Bij de beoordeling van een klaagschrift van de beslagene gericht tegen een beslag als bedoeld in art. 94a, tweede lid, Sv dient de rechter te onderzoeken a. of er ten tijde van zijn beslissing sprake is van verdenking van of veroordeling wegens een misdrijf waarvoor een geldboete van de vijfde categorie kan worden opgelegd en b. of zich niet het geval voordoet dat het hoogst onwaarschijnlijk is dat de strafrechter, later oordelend, aan de verdachte een verplichting tot betaling van een geldbedrag aan de staat ter ontneming van wederrechtelijk verkregen voordeel zal opleggen.
In het onderhavig geval is sprake van een voorwerp dat volgens het Openbaar Ministerie aan klager toebehoort en dat dient tot bewaring van het recht van verhaal voor een aan klager op te leggen verplichting tot betaling van een geldbedrag aan de staat ter ontneming van het door klager wederrechtelijk verkregen voordeel.
De rechtbank dient in dit geval te beoordelen of sprake is van een verdenking van een misdrijf waarvoor een geldboete van de vijfde categorie kan worden opgelegd en het niet hoogst onwaarschijnlijk is dat de strafrechter, later oordelend, in de ontnemingszaak tegen klager, aan hem de verplichting tot betaling aan de staat van het wederrechtelijk verkregen voordeel zal opleggen (artikel 94a lid 2 Sv).
Op grond van de zich thans in het dossier bevindende stukken en het verhandelde in raadkamer is de rechtbank van oordeel dat het niet hoogst onwaarschijnlijk is dat de strafrechter, later oordelend, in de ontnemingszaak aan klager/veroordeelde de verplichting tot betaling aan de staat van het wederrechtelijk verkregen voordeel zal opleggen. Immers, klager is veroordeeld voor meerdere misdrijven waarop een geldboete van de vijfde boetecategorie is gesteld en tegen klager loopt thans een ontnemingsprocedure.
De raadsman heeft gesteld dat deze zaak zich laat vergelijken met de situatie waarin het Openbaar Ministerie meewerkt aan verkoop van een woning onder zekerheidsstelling ex artikel 118a Sv. De raadsman heeft zich vervolgens op het standpunt gesteld dat artikel 552a Sv op vergelijkbare wijze zou voorzien in hetgeen klager verzoekt.
Naar het oordeel van de rechtbank biedt de wet niet de mogelijkheid om op de voet van artikel 552a Sv het Openbaar Ministerie op deze wijze te dwingen mee te werken aan de door de raadsman voorgestelde zekerheidsstelling.
Het beklag dient dan ook ongegrond te worden verklaard.
De rechtbank komt tot de volgende beslissing.

De beslissing

De rechtbank komt tot de volgende beslissing.

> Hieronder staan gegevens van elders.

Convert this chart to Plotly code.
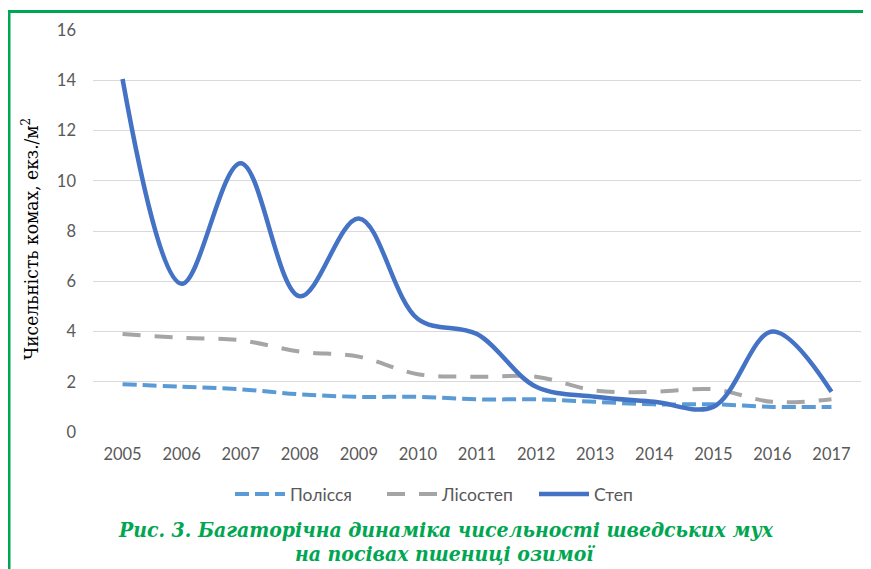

De rechtbank verklaart het beklag ongegrond.

Deze beslissing is gegeven door
mr. H.E. Hoogendijk, voorzitter,
mr. C.M. Degenaar en mr. E. Akkermans rechters,
in tegenwoordigheid van mr. M. van Randeraat, griffier,
en in het openbaar uitgesproken op 1 maart 2022.
Tegen de beslissing van deze rechtbank staat voor klager beroep in cassatie bij de Hoge Raad open, in te stellen bij de griffie van deze rechtbank, binnen veertien (14) dagen na betekening van deze beschikking.